Ahold USA division Stop & Shop, Quincy, Mass., experienced a security incident in February when PIN-pad terminals at five Rhode Island stores and one Massachusetts store were tampered with. Arrests were subsequently made in the case.
PCI compliance standards have been in place since December 2005, with an update in September 2006, “and we'll probably see a third version shortly,” Kirkwood said. “And yet Visa reports only 36% of level 1 vendors [which process more than 6 million card transactions annually] are fully compliant.”
For failing to meet PCI compliance deadlines, Visa can impose fines on a retailer's bank, which can pass them on to the retailer. For example, under the latest Visa rules, banks that fail to get level 1 merchants to comply by Sept. 30 — or level 2 merchants to comply by year's end — risk fines of between $5,000 and $25,000 per month per retailer. (Level 2 retailers process between 1 million and 6 million annual card transactions.)
During his presentation, Kirkwood asked for a show of hands from the audience to indicate which companies were fully PCI-compliant, and when only a small number of people raised their hands, he said, “That's about what I thought.
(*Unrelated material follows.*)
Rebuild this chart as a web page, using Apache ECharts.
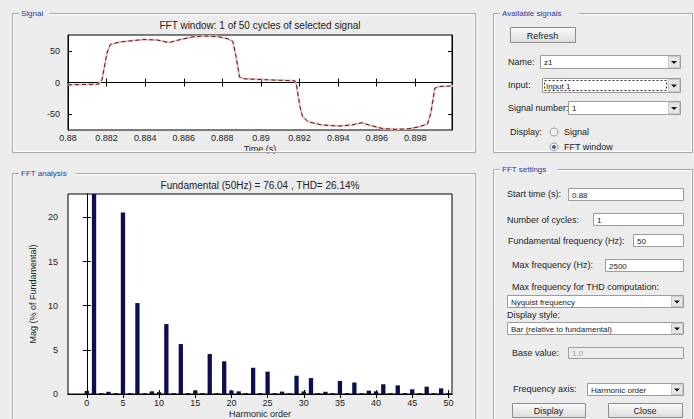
<!DOCTYPE html>
<html>
<head>
<meta charset="UTF-8">
<title>FFT analysis</title>
<script src="https://cdn.jsdelivr.net/npm/echarts/dist/echarts.min.js"></script>
<style>
  html, body { margin: 0; padding: 0; background: #ececec; }
</style>
</head>
<body>
<div id="main" style="width: 694px;height:419px;"></div>
<script type="text/javascript">
    // signal window (time in s, value)
    var sigTime = [0.88, 0.88158, 0.88176, 0.88202, 0.88219, 0.88271, 0.88393, 0.88463, 0.88523, 0.88584,
        0.88645, 0.88706, 0.88776, 0.88828, 0.88854, 0.88871, 0.88889, 0.88915, 0.89037, 0.89176,
        0.89184, 0.89202, 0.89216, 0.89245, 0.89315, 0.89402, 0.89471, 0.89523, 0.89558, 0.89628,
        0.89697, 0.89767, 0.89819, 0.89863, 0.8988, 0.89901, 0.89923, 0.9];
    var sigValue = [-3.7, -2.6, 4, 46.6, 60, 64, 68, 67, 63, 68,
        72, 73.5, 72.5, 69, 65, 41, 8.5, 5.8, 4.2, 2.6,
        -3.7, -38, -54, -62, -67, -68.8, -67, -63.5, -67, -72.5,
        -74, -73, -70, -65.6, -48.7, -9, -6.3, -5.3];

    // harmonic spectrum (% of fundamental)
    var harmOrder = [0, 1, 2, 3, 4, 5, 6, 7, 8, 9, 10, 11, 12, 13, 14, 15, 16, 17, 18, 19, 20, 21, 22, 23, 24, 25,
        26, 27, 28, 29, 30, 31, 32, 33, 34, 35, 36, 37, 38, 39, 40, 41, 42, 43, 44, 45, 46, 47, 48, 49, 50];
    var harmMag = [0.35, 100, 0.1, 0.25, 0.1, 20.57, 0.1, 10.3, 0.1, 0.3, 0.2, 7.92, 0.1, 5.66, 0.1, 0.4, 0.1, 4.53, 0.1, 3.7,
        0.4, 0.3, 0.1, 2.97, 0.1, 2.53, 0.1, 0.27, 0.1, 2.07, 0.3, 1.8, 0.1, 0.25, 0.1, 1.47, 0.1, 1.3, 0.1, 0.38,
        0.3, 1.1, 0.1, 0.98, 0.1, 0.53, 0.1, 0.83, 0.1, 0.64, 0.1];

    var timeTicks = [0.88, 0.882, 0.884, 0.886, 0.888, 0.89, 0.892, 0.894, 0.896, 0.898];
    var sigTicks = [-50, 0, 50];
    var harmTicks = [0, 5, 10, 15, 20, 25, 30, 35, 40, 45, 50];
    var magTicks = [0, 5, 10, 15, 20];

    var FONT = '"Liberation Sans", Arial, sans-serif';

    var sigData = sigTime.map(function (t, i) { return [t, sigValue[i]]; });
    var barData = harmOrder.map(function (h, i) { return [h, harmMag[i]]; });

    // ---- small helpers for the GUI look ----
    function txt(x, y, s, opt) {
        return {
            type: 'text', x: x, y: y, z: 20,
            style: Object.assign({
                text: s, fill: '#222', font: '9px ' + FONT,
                textVerticalAlign: 'middle', verticalAlign: 'middle'
            }, opt || {})
        };
    }
    function frame(x, y, w, h, label) {
        var lw = label.length * 4.4 + 4;
        return [
            {type: 'rect', z: 1, shape: {x: x + 0.5, y: y + 0.5, width: w, height: h},
                style: {fill: 'none', stroke: '#a8a8a8', lineWidth: 1}},
            {type: 'rect', z: 1, shape: {x: x + 1.5, y: y + 1.5, width: w - 2, height: h - 2},
                style: {fill: 'none', stroke: '#ffffff', lineWidth: 1}},
            {type: 'rect', z: 2, shape: {x: x + 7, y: y - 4, width: lw, height: 9},
                style: {fill: '#ececec'}},
            txt(x + 9, y + 0.5, label, {fill: '#2b3aa0', font: '8px ' + FONT})
        ];
    }
    function edit(x, y, w, h, s, disabled) {
        return [
            {type: 'rect', z: 3, shape: {x: x + 0.5, y: y + 0.5, width: w, height: h},
                style: {fill: disabled ? '#ececec' : '#ffffff', stroke: '#9c9c9c', lineWidth: 1}},
            txt(x + 4, y + h / 2 + 1, s, {fill: disabled ? '#a0a0a0' : '#222', font: '8px ' + FONT})
        ];
    }
    function combo(x, y, w, h, s, dashed) {
        var els = edit(x, y, w, h, s, false);
        if (dashed) {
            els.push({type: 'rect', z: 4, shape: {x: x + 2.5, y: y + 2.5, width: w - 16, height: h - 4},
                style: {fill: 'none', stroke: '#333', lineWidth: 1, lineDash: [2, 2]}});
        }
        els.push({type: 'rect', z: 4, shape: {x: x + w - 11.5, y: y + 1.5, width: 11, height: h - 2},
            style: {fill: '#e6e6e6', stroke: '#c8c8c8', lineWidth: 1}});
        var cx = x + w - 6, cy = y + h / 2 + 1;
        els.push({type: 'polygon', z: 5, shape: {points: [[cx - 3, cy - 1.5], [cx + 3, cy - 1.5], [cx, cy + 1.5]]},
            style: {fill: '#111'}});
        return els;
    }
    function button(x, y, w, h, s) {
        return [
            {type: 'rect', z: 3, shape: {x: x + 0.5, y: y + 0.5, width: w, height: h},
                style: {
                    stroke: '#8c8c8c', lineWidth: 1,
                    fill: new echarts.graphic.LinearGradient(0, 0, 0, 1, [
                        {offset: 0, color: '#fbfbfb'}, {offset: 1, color: '#dcdcdc'}])
                }},
            txt(x + w / 2, y + h / 2 + 1, s, {textAlign: 'center', align: 'center', font: '9px ' + FONT})
        ];
    }
    function radio(x, y, checked, s) {
        var els = [{type: 'circle', z: 3, shape: {cx: x, cy: y, r: 4},
            style: {fill: '#f4f4f4', stroke: '#9a9a9a', lineWidth: 1}}];
        if (checked) {
            els.push({type: 'circle', z: 4, shape: {cx: x, cy: y, r: 2}, style: {fill: '#3f5f9f'}});
        }
        els.push(txt(x + 10, y, s));
        return els;
    }

    var gui = [].concat(
        frame(12, 13, 463, 139, 'Signal'),
        frame(12, 173, 463, 260, 'FFT analysis'),
        frame(493, 13, 199, 139, 'Available signals'),
        frame(493, 169, 199, 260, 'FFT settings'),

        button(510, 27, 65, 15, 'Refresh'),
        [txt(508, 62, 'Name:')], combo(540, 55, 140, 13, 'z1'),
        [txt(508, 85, 'Input:')], combo(542, 78, 138, 14, 'Input 1', true),
        [txt(508, 108, 'Signal number:')], combo(568, 101, 112, 13, '1'),
        [txt(510, 132, 'Display:')],
        radio(554, 132, false, 'Signal'),
        radio(554, 147, true, 'FFT window'),

        [txt(507, 194, 'Start time (s):')], edit(568, 188, 115, 12, '0.88'),
        [txt(507, 220, 'Number of cycles:')], edit(593, 213, 90, 12, '1'),
        [txt(508, 241, 'Fundamental frequency (Hz):')], edit(633, 234, 50, 12, '50'),
        [txt(512, 265, 'Max frequency (Hz):')], edit(605, 259, 78, 12, '2500'),
        [txt(512, 287, 'Max frequency for THD computation:')],
        combo(507, 295, 176, 12, 'Nyquist frequency'),
        [txt(507, 315, 'Display style:')],
        combo(507, 322, 176, 12, 'Bar (relative to fundamental)'),
        [txt(512, 353, 'Base value:')], edit(568, 347, 115, 11, '1.0', true),
        [txt(513, 389, 'Frequency axis:')], combo(587, 383, 96, 12, 'Harmonic order'),
        button(512, 403, 73, 14, 'Display'),
        button(608, 403, 74, 14, 'Close'),

        [txt(260, 25, 'FFT window: 1 of 50 cycles of selected signal',
            {textAlign: 'center', align: 'center', font: '10px ' + FONT})],
        [txt(260, 185, 'Fundamental (50Hz) = 76.04 , THD= 26.14%',
            {textAlign: 'center', align: 'center', font: '10px ' + FONT})]
    );

    var axisBase = {
        axisLine: {show: true, lineStyle: {color: '#000', width: 1}},
        axisTick: {show: true, inside: true, length: 4, lineStyle: {color: '#000'}},
        splitLine: {show: false},
        axisLabel: {color: '#222', fontSize: 9, fontFamily: FONT}
    };
    function ax(extra) {
        return echarts.util.merge(echarts.util.clone(axisBase), extra, true);
    }

    var chart = echarts.init(document.getElementById('main'), null, {renderer: 'svg'});
    chart.setOption({
        backgroundColor: '#ececec',
        animation: false,
        grid: [
            {left: 68, top: 35, width: 384, height: 95, show: true, backgroundColor: '#fff',
                borderColor: '#000', borderWidth: 1},
            {left: 68, top: 194, width: 384, height: 200, show: true, backgroundColor: '#fff',
                borderColor: '#000', borderWidth: 1}
        ],
        xAxis: [
            ax({gridIndex: 0, type: 'value', min: 0.88, max: 0.8999, interval: 0.002, position: 'bottom',
                axisLabel: {margin: 3, customValues: timeTicks, formatter: function (v) { return +v.toFixed(3) + ''; }},
                axisTick: {customValues: timeTicks},
                name: 'Time (s)', nameLocation: 'middle', nameGap: 14,
                nameTextStyle: {color: '#222', fontSize: 9, fontFamily: FONT}}),
            ax({gridIndex: 0, type: 'value', min: 0.88, max: 0.8999, position: 'top',
                axisLabel: {show: false}, axisTick: {customValues: timeTicks}}),
            ax({gridIndex: 1, type: 'value', min: -2.6, max: 50.5, position: 'bottom',
                axisLabel: {margin: 4, customValues: harmTicks}, axisTick: {customValues: harmTicks},
                name: 'Harmonic order', nameLocation: 'middle', nameGap: 15,
                nameTextStyle: {color: '#222', fontSize: 9, fontFamily: FONT}}),
            ax({gridIndex: 1, type: 'value', min: -2.6, max: 50.5, position: 'top',
                axisLabel: {show: false}, axisTick: {customValues: harmTicks}})
        ],
        yAxis: [
            ax({gridIndex: 0, type: 'value', min: -75, max: 75, position: 'left',
                axisLabel: {margin: 8, customValues: sigTicks}, axisTick: {customValues: sigTicks}}),
            ax({gridIndex: 0, type: 'value', min: -75, max: 75, position: 'right',
                axisLabel: {show: false}, axisTick: {customValues: sigTicks}}),
            ax({gridIndex: 1, type: 'value', min: 0, max: 22.66, position: 'left',
                axisLabel: {margin: 10, customValues: magTicks}, axisTick: {customValues: magTicks},
                name: 'Mag (% of Fundamental)', nameLocation: 'middle', nameGap: 19, nameRotate: 90,
                nameTextStyle: {color: '#222', fontSize: 9, fontFamily: FONT}}),
            ax({gridIndex: 1, type: 'value', min: 0, max: 22.66, position: 'right',
                axisLabel: {show: false}, axisTick: {customValues: magTicks}})
        ],
        series: [
            {
                type: 'line', xAxisIndex: 0, yAxisIndex: 0, data: sigData,
                symbol: 'none', smooth: false,
                lineStyle: {color: '#f0b8b8', width: 2}
            },
            {
                type: 'line', xAxisIndex: 0, yAxisIndex: 0, data: sigData,
                symbol: 'none', smooth: false,
                lineStyle: {color: '#4a2020', width: 1, type: [4, 3]}
            },
            {
                type: 'bar', xAxisIndex: 2, yAxisIndex: 2, data: barData,
                barWidth: 4.3, clip: true,
                itemStyle: {color: '#0d0d52'}
            }
        ],
        graphic: {elements: gui}
    });
</script>
</body>
</html>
The problem is, a lot of companies are not sure what ‘compliance’ means, because they hear different explanations.
“At Ahold we're PCI-compliant, yet we talk all the time about what that means, so there are no hard and fast rules. The standards are like moving parts within moving parts, and a lot of people have told me they are frustrated with them and don't know how to proceed.
“But I don't think the problem is that people don't believe in protecting their information — it's just that it's hard to get their heads around it.”
Many companies have legacy systems that make compliance untimely or extraordinarily expensive, Kirkwood said, “and they ask me, why don't we just pay the fines rather than spend more than $1 million to be in compliance? But not all the cost is covered by the fine.
“When criminals take information, they are taking trust. So although you may not want to comply, consumers must feel companies are acting responsibly.”
Noncompliance is probably not an option, because compliance is a good business decision, Kirkwood pointed out.
“Visa said it will give companies who comply a break on transaction fees, which is a great carrot,” he said. Surveys indicate nearly all customers would return to a store if they knew their information was protected, whereas three-quarters said they would not go back if they knew a retailer had lost their information, he added.
“So compliance becomes part of the shopping decision,” he said.
Change is inherent in compliance standards, Kirkwood pointed out. “PCI was developed because of cardholder fraud. But the bad guys are changing, and the focus of PCI has to change. So if you have a risk management program in place, you will be able to put in the proper key controls.
“At Ahold, we have the ability to react quickly when we run into a problem, which results in a better outcome than some other companies have had,” he said.